Quick take
Video AI works when you treat it as a pipeline, not a magic model. Keep the domain tight, segment aggressively, ground outputs in transcripts and timestamps, and route low-confidence cases to human review. The product should help people navigate video, not act like it watched everything for them.
Video AI is now practical for scoped workflows. Teams are shipping systems that align audio and visuals, surface key moments, and make large video libraries searchable. The gap between a useful product and churn usually comes down to clear scope, predictable quality, and a human review path when confidence drops.
What Works Now
Reliability improves when the domain is defined and outputs are constrained. The most dependable capabilities are:
- Moment finding for a known task or format
- Summaries and highlights with timestamps
- Policy screening that escalates uncertain cases
- Search across a curated video collection
Application Patterns
Meeting and training intelligence
The best results come from combining transcripts with visual cues like screen changes, slides, and gestures. The output should be a short recap, clear actions, and a timeline of key moments. Treat this as a navigation tool, not a full replacement for watching the video.
Content review and safety
Use multiple signals instead of one score. Frame sampling, audio analysis, and scene context should all contribute to the final decision. Keep a clear path for human review, especially for borderline cases or sensitive content.
Video knowledge bases
Segment videos into stable chunks and index each segment with its transcript and visual context. Retrieval works best when users can jump directly to a moment, not just a file. This turns training libraries, product demos, and webinars into searchable references.
Editing assistance
AI can speed up rough cuts, captions, and highlight reels. It is less reliable for long-form generation or complex narrative editing. Position it as acceleration, not replacement.
Design Considerations
Design the product around model limits, not the other way around. Practical systems usually share a few traits:
- Clear input bounds such as duration limits and supported formats
- Visible uncertainty with reasons for low confidence
- Latency budgets tied to the workflow, not the demo
- Auditability for what was seen, heard, and decided
Shipping a Pragmatic Version
Start with a small, representative dataset and define acceptable output before you build. Add lightweight evaluation with a few high-risk scenarios, then iterate on prompt and pipeline changes. Logging and review tooling matter as much as model choice, especially when users need to trust what was skipped.

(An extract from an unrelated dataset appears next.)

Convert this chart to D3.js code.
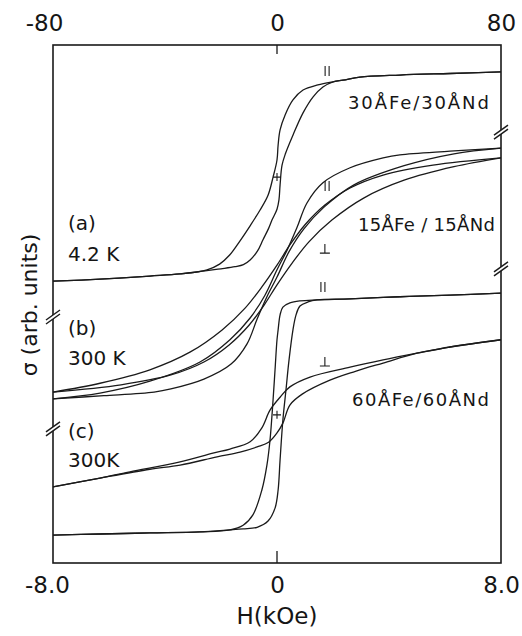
<!DOCTYPE html>
<html>
<head>
<meta charset="utf-8">
<script src="https://cdn.jsdelivr.net/npm/d3@7"></script>
<style>
  body { margin: 0; background: #fff; }
  text { font-family: "DejaVu Sans", sans-serif; fill: #151515; }
</style>
</head>
<body>
<div id="app"></div>
<script>
// field H in kOe, sigma in arbitrary units (0..100 over the frame)
const bottomTicks = [-8, 0, 8];
const bottomTickLabels = ['-8.0', '0', '8.0'];
const topTicks = [-80, 0, 80];
const topTickLabels = ['-80', '0', '80'];

// (a) 30A Fe / 30A Nd, 4.2 K, parallel loop
const a30Down = [[8,94.8],[6.18,94.5],[4.39,94.2],[2.96,93.8],[2.36,93.2],[2.0,92.9],[1.46,92.3],[0.93,91.3],[0.57,89.4],[0.29,86.5],[0.11,83.6],[0.04,80.7],[0.0,77.8],[-0.14,74.5],[-0.32,71.0],[-0.61,68.1],[-0.96,65.1],[-1.32,62.2],[-1.7,59.4],[-2.05,57.7],[-2.5,56.6],[-3.46,55.8],[-4.54,55.4],[-6.32,54.8],[-8,54.4]];
const a30Up = [[-8,54.4],[-6.32,54.8],[-4.54,55.4],[-3.46,55.8],[-2.57,56.4],[-2.0,56.8],[-1.5,57.2],[-1.2,57.6],[-0.96,58.5],[-0.7,60.2],[-0.5,62.4],[-0.3,64.6],[-0.18,66.2],[0.0,68.3],[0.07,70.1],[0.11,73.0],[0.18,76.8],[0.3,79.0],[0.57,82.6],[0.93,86.9],[1.29,90.0],[1.64,91.9],[2.0,92.9],[2.36,93.2],[2.96,93.8],[4.39,94.2],[6.18,94.5],[8,94.8]];

// (b) 15A Fe / 15A Nd, 300 K
const b15ParDown = [[8,80.1],[6.18,79.5],[4.39,78.8],[3.79,78.2],[2.61,76.3],[1.64,73.4],[1.07,69.5],[0.71,64.7],[0.36,60.4],[0,56.6],[-0.43,51.7],[-0.96,47.3],[-1.68,43.1],[-2.75,38.8],[-4.54,35.1],[-6.32,32.8],[-8,31.7]];
const b15ParUp = [[-8,31.7],[-6.18,32.3],[-4.39,33.0],[-3.79,33.6],[-2.61,35.5],[-1.64,38.4],[-1.07,42.3],[-0.71,47.1],[-0.36,51.4],[0,55.2],[0.43,60.1],[0.96,64.5],[1.68,68.7],[2.75,73.0],[4.54,76.7],[6.32,79.0],[8,80.1]];
const b15PerpDown = [[8,78.2],[5.57,76.8],[3.79,74.9],[2.61,72.4],[1.71,69.1],[1.0,65.3],[0.46,61.4],[0,57.5],[-0.54,53.3],[-1.14,49.2],[-1.96,45.0],[-3.11,40.7],[-4.54,37.3],[-6.32,34.7],[-8,33.0]];
const b15PerpUp = [[-8,33.0],[-5.57,34.4],[-3.79,36.3],[-2.61,38.8],[-1.71,42.1],[-1.0,45.9],[-0.46,49.8],[0,53.7],[0.54,57.9],[1.14,62.0],[1.96,66.2],[3.11,70.5],[4.54,73.9],[6.32,76.5],[8,78.2]];

// (c) 60A Fe / 60A Nd, 300 K
const c60ParDown = [[8,52.1],[6.18,51.7],[4.39,51.4],[2.61,51.0],[1.43,50.8],[0.82,50.6],[0.46,50.2],[0.21,49.4],[0.11,47.9],[0.04,45.0],[0,43.1],[-0.07,37.3],[-0.14,31.5],[-0.25,23.7],[-0.36,18.9],[-0.54,14.1],[-0.86,9.3],[-1.21,7.3],[-1.68,6.4],[-2.75,6.0],[-4.54,5.8],[-6.32,5.6],[-8,5.4]];
const c60ParUp = [[-8,5.4],[-6.32,5.6],[-4.54,5.8],[-2.75,6.0],[-1.68,6.4],[-1.21,6.6],[-0.71,6.9],[-0.32,8.1],[-0.07,10.6],[0.04,14.1],[0.11,19.9],[0.21,27.6],[0.32,33.4],[0.43,39.2],[0.57,45.0],[0.68,47.9],[0.82,49.6],[1.11,50.4],[1.43,50.8],[2.61,51.0],[4.39,51.4],[6.18,51.7],[8,52.1]];
const c60PerpDown = [[8,43.1],[6.18,41.7],[5.0,40.5],[3.79,39.2],[2.61,37.8],[1.18,35.9],[0.46,34.0],[0.11,32.0],[-0.25,29.5],[-0.54,26.1],[-0.96,23.4],[-1.68,22.0],[-2.29,21.2],[-3.46,19.5],[-5.25,17.6],[-6.32,16.4],[-8,14.7]];
const c60PerpUp = [[-8,14.7],[-6.32,16.4],[-4.54,18.1],[-3.46,18.9],[-2.14,20.5],[-1.32,21.4],[-0.71,22.4],[-0.3,23.3],[0,25.1],[0.21,27.0],[0.46,30.5],[0.9,32.6],[1.89,35.3],[2.8,37.0],[3.79,38.6],[5.0,40.5],[6.18,41.7],[8,43.1]];

const curves = [a30Down, a30Up, b15ParDown, b15ParUp, b15PerpDown, b15PerpUp,
  c60ParDown, c60ParUp, c60PerpDown, c60PerpUp];

// small markers on the curves: [H, sigma, kind]
const markers = [[1.79, 95.0, 'par'], [0.0, 74.5, 'plus'], [1.79, 72.8, 'par'], [1.71, 60.6, 'perp'],
  [1.64, 53.3, 'par'], [1.71, 38.8, 'perp'], [0.0, 28.6, 'plus']];
const breaksLeft = [47.3, 25.7];
const breaksRight = [83.0, 56.6];

const width = 522;
const height = 636;
const frameL = 53, frameR = 501, frameT = 45, frameB = 563;
const ink = '#1a1a1a';

const svg = d3.select('#app').append('svg')
  .attr('width', width)
  .attr('height', height);

const x = d3.scaleLinear().domain([-8, 8]).range([frameL, frameR]);
const xTop = d3.scaleLinear().domain([-80, 80]).range([frameL, frameR]);
const y = d3.scaleLinear().domain([0, 100]).range([frameB, frameT]);

const line = d3.line()
  .x(d => x(d[0]))
  .y(d => y(d[1]))
  .curve(d3.curveCatmullRom.alpha(0.5));

svg.selectAll('path.loop')
  .data(curves)
  .enter().append('path')
  .attr('class', 'loop')
  .attr('d', line)
  .attr('style', `fill: none; stroke: ${ink}; stroke-width: 1.3px`);

// frame
svg.append('rect')
  .attr('x', frameL).attr('y', frameT)
  .attr('width', frameR - frameL).attr('height', frameB - frameT)
  .attr('style', `fill: none; stroke: ${ink}; stroke-width: 1.6px`);

// centre ticks
svg.append('line').attr('x1', x(0)).attr('x2', x(0)).attr('y1', frameT).attr('y2', frameT + 9)
  .attr('style', `stroke: ${ink}; stroke-width: 1.3px`);
svg.append('line').attr('x1', x(0)).attr('x2', x(0)).attr('y1', frameB).attr('y2', frameB - 12)
  .attr('style', `stroke: ${ink}; stroke-width: 1.3px`);

const xAxis = d3.axisBottom(x).tickValues(bottomTicks).tickSize(0).tickPadding(14)
  .tickFormat((d, i) => bottomTickLabels[i]);
const gx = svg.append('g').attr('transform', `translate(0, ${frameB})`).call(xAxis);
gx.select('.domain').remove();
gx.selectAll('text').attr('style', 'font-family: "DejaVu Sans"; font-size: 23px; fill: #151515');
gx.selectAll('.tick').filter(d => d < 0).select('text').attr('dx', -6);

const xAxisTop = d3.axisTop(xTop).tickValues(topTicks).tickSize(0).tickPadding(14)
  .tickFormat((d, i) => topTickLabels[i]);
const gt = svg.append('g').attr('transform', `translate(0, ${frameT})`).call(xAxisTop);
gt.select('.domain').remove();
gt.selectAll('text').attr('style', 'font-family: "DejaVu Sans"; font-size: 23px; fill: #151515');
gt.selectAll('.tick').filter(d => d < 0).select('text').attr('dx', -9);

svg.append('text')
  .attr('x', x(0)).attr('y', 624)
  .attr('text-anchor', 'middle')
  .attr('font-size', 23)
  .text('H(kOe)');

svg.append('text')
  .attr('transform', `translate(37, 305) rotate(-90)`)
  .attr('text-anchor', 'middle')
  .attr('font-size', 22)
  .text('\u03C3 (arb. units)');

// axis breaks
const breakMark = (xp, yp) => {
  const g = svg.append('g').attr('transform', `translate(${xp}, ${yp})`);
  g.append('path').attr('d', 'M-7,2 L7,-8 L7,-4 L-7,6 Z').attr('fill', '#fff');
  g.append('line').attr('x1', -7).attr('y1', 2).attr('x2', 7).attr('y2', -8)
    .attr('style', `stroke: ${ink}; stroke-width: 1.4px`);
  g.append('line').attr('x1', -7).attr('y1', 6).attr('x2', 7).attr('y2', -4)
    .attr('style', `stroke: ${ink}; stroke-width: 1.4px`);
};
breaksLeft.forEach(v => breakMark(frameL, y(v)));
breaksRight.forEach(v => breakMark(frameR, y(v)));

// parallel / perpendicular / zero markers drawn as small strokes
const markerPath = {
  par: 'M-2,-5 L-2,5 M2,-5 L2,5',
  perp: 'M0,-5 L0,4 M-5,4 L5,4',
  plus: 'M-4,0 L4,0 M0,-4 L0,4'
};
svg.selectAll('path.marker')
  .data(markers)
  .enter().append('path')
  .attr('class', 'marker')
  .attr('transform', d => `translate(${x(d[0])}, ${y(d[1])})`)
  .attr('d', d => markerPath[d[2]])
  .attr('style', `fill: none; stroke: ${ink}; stroke-width: 1.1px`);

// sample labels
const labels = [
  ['30\u00C5Fe/30\u00C5Nd', 348, 109, 1.9],
  ['15\u00C5Fe / 15\u00C5Nd', 358, 231, 0.3],
  ['60\u00C5Fe/60\u00C5Nd', 352, 406, 1.5]
];
svg.selectAll('text.sample')
  .data(labels)
  .enter().append('text')
  .attr('class', 'sample')
  .attr('x', d => d[1]).attr('y', d => d[2])
  .attr('font-size', 18)
  .attr('letter-spacing', d => d[3])
  .text(d => d[0]);

const panelLabels = [
  ['(a)', 68, 230], ['4.2 K', 68, 261],
  ['(b)', 68, 335], ['300 K', 68, 365],
  ['(c)', 68, 438], ['300K', 68, 467]
];
svg.selectAll('text.panel')
  .data(panelLabels)
  .enter().append('text')
  .attr('class', 'panel')
  .attr('x', d => d[1]).attr('y', d => d[2])
  .attr('font-size', 20)
  .text(d => d[0]);
</script>
</body>
</html>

A Reference Pipeline That Holds Up
Most successful implementations look like a pipeline with explicit stages:
- Ingest: normalize formats, cap duration, and record metadata.
- Transcribe: get a transcript with time alignment (timestamps are the backbone).
- Segment: split into stable chunks (scenes, slide changes, speaker turns).
- Index: store transcript + metadata + embeddings for each segment.
- Retrieve: answer queries by returning moments, not entire videos.
- Synthesize: generate a summary or highlight list that points back to exact timestamps.
This structure keeps the system debuggable. When something is wrong, you can see whether transcription, segmentation, retrieval, or synthesis caused the failure.
Evaluation That Matters For Video
Video AI demos often look great because teams do not audit outputs closely. Practical evaluation focuses on a few measurable things:
- Timestamp accuracy (can users jump to the right moment?)
- Coverage (did the system miss key segments?)
- False positives (highlight reels are useless if they highlight noise)
- Safety/classification precision at the thresholds you operate at
Keep a small “golden set” of videos and re-run it whenever you change models, prompts, segmentation, or retrieval.
Common Pitfalls
- Hallucinated timestamps: the model sounds confident but points to the wrong moment. Always anchor outputs to retrieved segments.
- Overly long context: shoving a whole video into a single prompt wastes money and reduces accuracy. Segment first.
- No review tool: if reviewers cannot quickly see why a decision was made, they will not trust it.
- Privacy drift: meeting videos and training footage often contain sensitive data. Treat retention, access, and redaction as first-class requirements.
A Simple Checklist
- Define supported formats and duration limits.
- Make timestamps and citations part of every output.
- Build a review UI for low-confidence cases.
- Track latency and cost per processed minute of video.
- Re-run a golden evaluation set on every meaningful change.
Closing
Video is searchable and summarizable when scope is clear and workflows are designed for review. Build the pipeline for predictable outputs, and the product will feel reliable.